Catherine est rentrée en Europe et l'équipage pour cette étape est constitué par Marc qui connaît Caramel pour avoir fait partie de l'équipage entre la Floride et les Açores en 2003 et de son ami Peter. Le premier est français, le second est suisse d'éducation anglaise. Nous sommes entre gens de bonne compagnie et l'ambiance est immédiatement conviviale.


La dernière soirée à Paraty est déjà teintée de fin de saison, les touristes sont rares, les restos vides et les pavés toujours aussi dangereux.


Arrivée surprenante en fin de journée, j’aperçois la goélette Tara (ex Antarctica - ex Seamaster) revenant de mission antarctique avec une coque un peu cabossée. Je saute dans l’annexe pour me rapprocher. L’équipier d’avant me descend une grosse amarre que je passe dans une bouée de corps mort. Après Belém sur l’Amazone, c’est ma seconde rencontre avec ce bateau mythique.
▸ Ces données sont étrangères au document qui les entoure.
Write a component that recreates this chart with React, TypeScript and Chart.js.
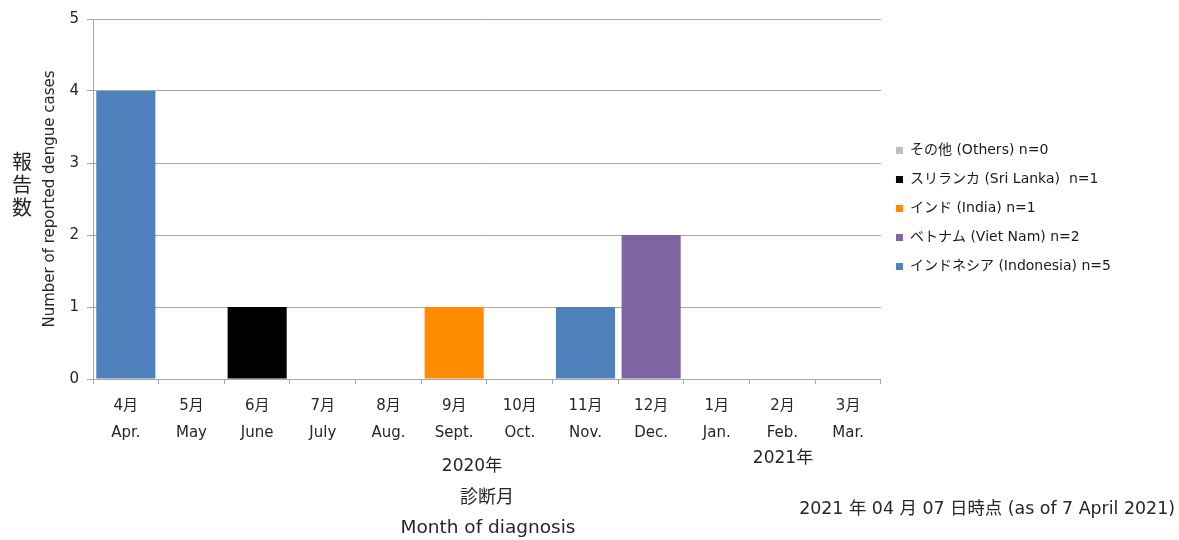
import React, { useEffect, useRef } from 'react';
import { Chart, registerables } from 'chart.js';

Chart.register(...registerables);

const monthsJa = ['4月', '5月', '6月', '7月', '8月', '9月', '10月', '11月', '12月', '1月', '2月', '3月'];
const monthsEn = ['Apr.', 'May', 'June', 'July', 'Aug.', 'Sept.', 'Oct.', 'Nov.', 'Dec.', 'Jan.', 'Feb.', 'Mar.'];

const indonesia = [4, 0, 0, 0, 0, 0, 0, 1, 0, 0, 0, 0];
const vietNam = [0, 0, 0, 0, 0, 0, 0, 0, 2, 0, 0, 0];
const india = [0, 0, 0, 0, 0, 1, 0, 0, 0, 0, 0, 0];
const sriLanka = [0, 0, 1, 0, 0, 0, 0, 0, 0, 0, 0, 0];
const others = [0, 0, 0, 0, 0, 0, 0, 0, 0, 0, 0, 0];

const seriesLabels = [
  'インドネシア (Indonesia) n=5',
  'ベトナム (Viet Nam) n=2',
  'インド (India) n=1',
  'スリランカ (Sri Lanka)  n=1',
  'その他 (Others) n=0',
];
const seriesColors = ['#4f81bd', '#8064a2', '#ff8c00', '#000000', '#bfbfbf'];

const yMin = 0;
const yMax = 5;
const yStep = 1;

const yTitle = 'Number of reported dengue cases';
const yTitleJa = ['報', '告', '数'];
const year2020 = '2020年';
const year2021 = '2021年';
const xTitleJa = '診断月';
const xTitleEn = 'Month of diagnosis';
const asOfNote = '2021 年 04 月 07 日時点 (as of 7 April 2021)';

const FONT = '"DejaVu Sans", "Noto Sans CJK JP", sans-serif';
const TEXT = '#262626';
const GRID = '#a6a6a6';

export default function App() {
  const ref = useRef<HTMLCanvasElement | null>(null);

  useEffect(() => {
    if (!ref.current) return;
    const seriesData = [indonesia, vietNam, india, sriLanka, others];
    const chart = new Chart(ref.current, {
      type: 'bar',
      data: {
        labels: monthsJa.map((m, i) => [m, monthsEn[i]]),
        datasets: seriesData.map((d, i) => ({
          label: seriesLabels[i],
          data: d,
          backgroundColor: seriesColors[i],
          borderWidth: 0,
          barPercentage: 0.9,
          categoryPercentage: 1.0,
        })),
      },
      options: {
        animation: false,
        responsive: false,
        maintainAspectRatio: false,
        layout: { padding: { top: 19, bottom: 0, left: 0, right: 58 } },
        plugins: {
          legend: {
            position: 'right',
            align: 'center',
            fullSize: false,
            reverse: true,
            title: {
              display: true,
              text: ' ',
              padding: { top: 0, bottom: 9 },
              font: { family: FONT, size: 10, lineHeight: 1 },
            },
            labels: {
              boxWidth: 7,
              boxHeight: 7,
              padding: 15,
              color: '#1a1a1a',
              font: { family: FONT, size: 14 },
            },
          },
          tooltip: { enabled: false },
        },
        scales: {
          x: {
            stacked: true,
            offset: true,
            border: { color: GRID },
            grid: {
              offset: true,
              drawOnChartArea: false,
              drawTicks: true,
              tickLength: 5,
              color: GRID,
            },
            ticks: {
              color: TEXT,
              padding: 9,
              maxRotation: 0,
              autoSkip: false,
              font: { family: FONT, size: 15, lineHeight: 1.8 },
            },
            afterFit: (s: any) => {
              s.height = 161;
            },
          },
          y: {
            stacked: true,
            min: yMin,
            max: yMax,
            border: { color: GRID },
            grid: { color: GRID, tickLength: 6 },
            ticks: {
              stepSize: yStep,
              color: TEXT,
              padding: 8,
              font: { family: FONT, size: 15 },
            },
            title: {
              display: true,
              text: yTitle,
              color: TEXT,
              padding: { top: 41, bottom: 0 },
              font: { family: FONT, size: 15 },
            },
            afterFit: (s: any) => {
              s.width = 93;
            },
          },
        },
      },
    });
    return () => chart.destroy();
  }, []);

  const abs = (style: React.CSSProperties): React.CSSProperties => ({
    position: 'absolute',
    whiteSpace: 'nowrap',
    color: TEXT,
    fontFamily: FONT,
    lineHeight: 1,
    ...style,
  });

  return (
    <div style={{ position: 'absolute', left: 0, top: 0, width: 1179, height: 540, background: '#fff' }}>
      <canvas ref={ref} width={1179} height={540} style={{ width: 1179, height: 540, display: 'block' }} />
      <div style={abs({ left: 11, top: 149, width: 22, fontSize: 20, lineHeight: '23px', textAlign: 'center', fontFamily: '"Noto Sans CJK JP", sans-serif' })}>
        {yTitleJa.map((c) => (
          <div key={c}>{c}</div>
        ))}
      </div>
      <div style={abs({ left: 472, top: 465, transform: 'translate(-50%, -50%)', fontSize: 17 })}>{year2020}</div>
      <div style={abs({ left: 783, top: 457, transform: 'translate(-50%, -50%)', fontSize: 17 })}>{year2021}</div>
      <div style={abs({ left: 487, top: 497, transform: 'translate(-50%, -50%)', fontSize: 18 })}>{xTitleJa}</div>
      <div style={abs({ left: 488, top: 527, transform: 'translate(-50%, -50%)', fontSize: 18.5 })}>{xTitleEn}</div>
      <div style={abs({ right: 4, top: 509, transform: 'translateY(-50%)', fontSize: 17.4 })}>{asOfNote}</div>
    </div>
  );
}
Sympa.


Nous partons le lendemain de l'arrivée des équipiers vers Angra dos Reis, le chef-lieu de la baie d'Ilha Grande. Halte nécessaire pour parfaire notre avitaillement et faire la sortie du pays pour le bateau et l'équipage.
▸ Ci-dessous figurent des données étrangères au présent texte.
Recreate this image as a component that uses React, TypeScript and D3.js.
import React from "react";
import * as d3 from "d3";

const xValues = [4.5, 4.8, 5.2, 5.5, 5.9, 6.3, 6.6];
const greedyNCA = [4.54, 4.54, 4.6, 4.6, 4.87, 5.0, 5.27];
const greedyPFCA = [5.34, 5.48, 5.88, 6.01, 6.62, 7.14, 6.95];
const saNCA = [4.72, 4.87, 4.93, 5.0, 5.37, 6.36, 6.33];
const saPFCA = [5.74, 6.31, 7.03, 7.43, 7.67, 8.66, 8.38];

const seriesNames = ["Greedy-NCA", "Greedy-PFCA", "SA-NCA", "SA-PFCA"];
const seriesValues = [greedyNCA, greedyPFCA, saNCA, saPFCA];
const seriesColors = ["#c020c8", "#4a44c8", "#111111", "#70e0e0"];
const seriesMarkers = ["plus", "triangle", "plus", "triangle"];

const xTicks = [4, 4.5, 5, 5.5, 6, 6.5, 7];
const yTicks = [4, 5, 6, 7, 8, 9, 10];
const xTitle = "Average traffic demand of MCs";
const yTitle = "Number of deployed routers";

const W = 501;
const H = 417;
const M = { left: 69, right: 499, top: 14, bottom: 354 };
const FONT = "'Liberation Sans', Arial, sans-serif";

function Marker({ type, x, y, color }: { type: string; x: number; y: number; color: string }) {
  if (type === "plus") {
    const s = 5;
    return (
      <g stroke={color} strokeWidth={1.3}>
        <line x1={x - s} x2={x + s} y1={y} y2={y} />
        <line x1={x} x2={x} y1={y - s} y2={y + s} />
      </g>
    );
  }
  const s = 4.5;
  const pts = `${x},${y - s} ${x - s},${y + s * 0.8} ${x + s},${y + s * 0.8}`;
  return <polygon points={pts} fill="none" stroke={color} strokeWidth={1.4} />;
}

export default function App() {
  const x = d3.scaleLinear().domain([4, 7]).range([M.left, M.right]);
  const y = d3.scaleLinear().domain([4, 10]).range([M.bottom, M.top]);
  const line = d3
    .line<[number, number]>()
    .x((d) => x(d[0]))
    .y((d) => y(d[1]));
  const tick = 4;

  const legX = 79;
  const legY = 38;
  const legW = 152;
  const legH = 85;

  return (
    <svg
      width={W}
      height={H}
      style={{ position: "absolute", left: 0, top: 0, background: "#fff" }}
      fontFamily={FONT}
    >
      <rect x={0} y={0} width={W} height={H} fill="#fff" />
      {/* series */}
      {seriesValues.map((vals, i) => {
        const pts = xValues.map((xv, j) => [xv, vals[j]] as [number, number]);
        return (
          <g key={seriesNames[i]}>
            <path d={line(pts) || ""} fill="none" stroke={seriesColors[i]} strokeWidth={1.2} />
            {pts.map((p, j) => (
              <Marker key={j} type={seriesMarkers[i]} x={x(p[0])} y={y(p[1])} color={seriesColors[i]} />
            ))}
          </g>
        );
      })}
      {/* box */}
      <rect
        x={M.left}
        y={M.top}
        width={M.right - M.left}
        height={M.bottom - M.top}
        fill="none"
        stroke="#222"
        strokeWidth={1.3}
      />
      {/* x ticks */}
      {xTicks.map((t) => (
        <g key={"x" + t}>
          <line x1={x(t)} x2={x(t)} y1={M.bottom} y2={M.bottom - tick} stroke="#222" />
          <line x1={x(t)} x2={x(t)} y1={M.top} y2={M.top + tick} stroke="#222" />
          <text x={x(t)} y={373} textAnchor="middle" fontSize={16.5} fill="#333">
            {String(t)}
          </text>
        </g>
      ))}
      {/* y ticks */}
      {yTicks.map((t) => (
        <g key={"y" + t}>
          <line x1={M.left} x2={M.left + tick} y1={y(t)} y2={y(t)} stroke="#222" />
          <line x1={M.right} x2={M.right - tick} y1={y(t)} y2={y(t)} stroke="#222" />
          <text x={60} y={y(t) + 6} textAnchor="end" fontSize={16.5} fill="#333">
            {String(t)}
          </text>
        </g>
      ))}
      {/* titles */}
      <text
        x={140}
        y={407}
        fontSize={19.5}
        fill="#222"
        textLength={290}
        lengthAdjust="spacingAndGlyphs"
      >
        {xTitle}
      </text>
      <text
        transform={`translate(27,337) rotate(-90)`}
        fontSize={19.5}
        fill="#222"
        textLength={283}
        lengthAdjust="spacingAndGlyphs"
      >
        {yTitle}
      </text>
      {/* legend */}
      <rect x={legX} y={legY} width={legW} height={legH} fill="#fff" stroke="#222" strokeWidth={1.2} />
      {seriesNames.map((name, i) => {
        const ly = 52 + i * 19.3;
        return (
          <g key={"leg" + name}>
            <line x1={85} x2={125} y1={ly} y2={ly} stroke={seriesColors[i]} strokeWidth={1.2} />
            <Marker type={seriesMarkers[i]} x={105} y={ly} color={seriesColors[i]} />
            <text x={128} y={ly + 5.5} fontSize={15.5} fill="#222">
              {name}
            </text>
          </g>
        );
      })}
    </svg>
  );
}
Nous y retrouvons nos amis britanniques Ian et Judith qui viennent de passer deux années en Argentine et au Chili. Ils sont une mine de renseignements pour nos prochaines étapes.
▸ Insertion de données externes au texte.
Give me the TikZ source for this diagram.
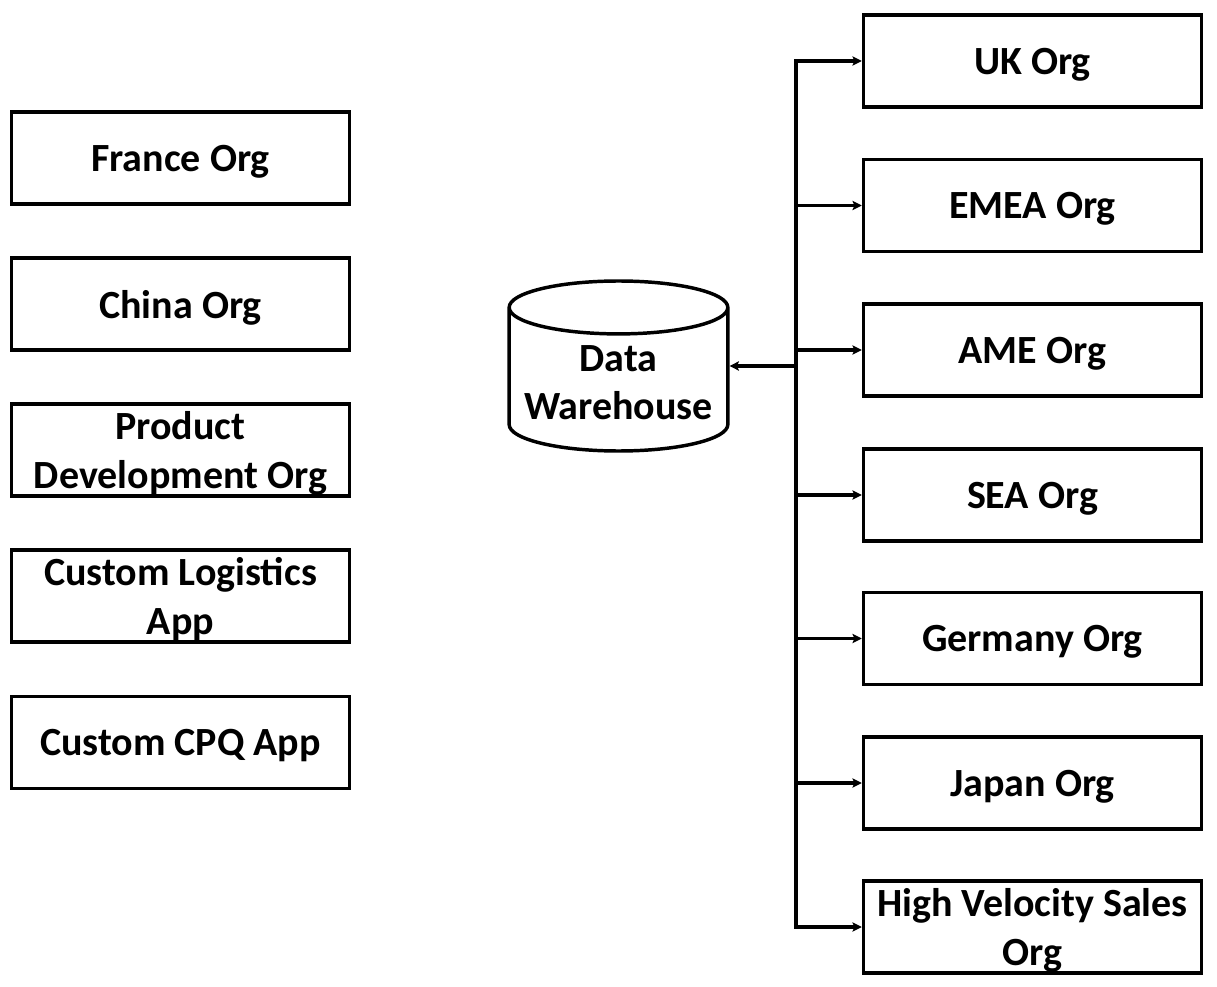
\documentclass[tikz,border=0pt]{standalone}
\usepackage{fontspec}
\setmainfont{Carlito}
\usetikzlibrary{shapes.geometric,arrows.meta}

\begin{document}
\begin{tikzpicture}[
  x=0.75pt,
  y=-0.75pt,
  box/.style={
      rectangle,
      draw,
      line width=2.6pt,
      text centered,
      align=center,
      inner xsep=2pt,
      inner ysep=0pt,
      text depth=0pt,
      minimum width=253.5pt,
      minimum height=69pt,
      font=\fontsize{30}{36.6}\selectfont\bfseries,
      fill=white
  },
  store/.style={
      cylinder,
      shape border rotate=90,
      shape aspect=0.28,
      draw,
      line width=2.6pt,
      inner sep=0pt,
      minimum width=164pt,
      minimum height=127.5pt,
      font=\fontsize{30}{36.6}\selectfont\bfseries,
      fill=white
  },
  arrow/.style={
      ->,
      line width=2.3pt,
      >={Stealth[length=7pt,width=7pt,inset=1.5pt]}
  }
]

\useasboundingbox (0,0) rectangle (1217,987);

% ==================================================
% Left Side : Source Orgs and Apps
% ==================================================

\node[box] (france) at (180.5,158) {France Org};

\node[box] (china) at (180.5,304) {China Org};

\node[box] (proddev) at (180.5,450)
{
Product\\
Development Org
};

\node[box] (logistics) at (180.5,596)
{
Custom Logistics\\
App
};

\node[box] (cpq) at (180.5,742.5) {Custom CPQ App};

% ==================================================
% Middle : Data Warehouse
% ==================================================

\node[store, anchor=shape center] (dw) at (618.5,366)
{
\raisebox{-10.5pt}[0pt][0pt]{%
\begin{tabular}{@{}c@{}}Data\\Warehouse\end{tabular}}
};

\coordinate (bus) at (796,0);

% ==================================================
% Right Side : Regional Orgs
% ==================================================

\node[box] (uk) at (1032.5,61) {UK Org};

\node[box] (emea) at (1032.5,205.5) {EMEA Org};

\node[box] (ame) at (1032.5,350) {AME Org};

\node[box] (sea) at (1032.5,495) {SEA Org};

\node[box] (germany) at (1032.5,638.5) {Germany Org};

\node[box] (japan) at (1032.5,783) {Japan Org};

\node[box] (hvs) at (1032.5,927)
{
High Velocity Sales\\
Org
};

% ==================================================
% Connections
% ==================================================

\draw[arrow, <->]
(uk.west)
-| (bus |- hvs.west)
-- (hvs.west);

\draw[arrow]
(bus |- emea.west)
-- (emea.west);

\draw[arrow]
(bus |- ame.west)
-- (ame.west);

\draw[arrow]
(bus |- sea.west)
-- (sea.west);

\draw[arrow]
(bus |- germany.west)
-- (germany.west);

\draw[arrow]
(bus |- japan.west)
-- (japan.west);

\draw[arrow]
(bus |- dw.shape center)
-- (dw.shape center -| dw.east);

\end{tikzpicture}
\end{document}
L'avitaillement est rapidement expédié et chose étonnante, les formalités de départ également. Une visite à la Capitania dos Portos a suffi ! Ils ont photocopié nos passeports et m'a souhaité « Bom viagem » en me disant qu'il s'occuperait de la sortie des personnes avec la Police Fédérale. Un peu surpris, je demande qu'il me confirme la chose. Même réponse. Bon, bon. Ou tout devient simple dans ce pays, ou il est mal renseigné, ce qui n'a pas l'air d'être le cas. Ceci nous servira bien par la suite…


La «Marina dos Piratas» à Angra dispose d'un cybercafé où nous prenons les fichiers des vents sur l'Internet. Pas de problème en vue pour les prochains jours, de plus cette partie du littoral brésilien est réputée pour ses vents faibles.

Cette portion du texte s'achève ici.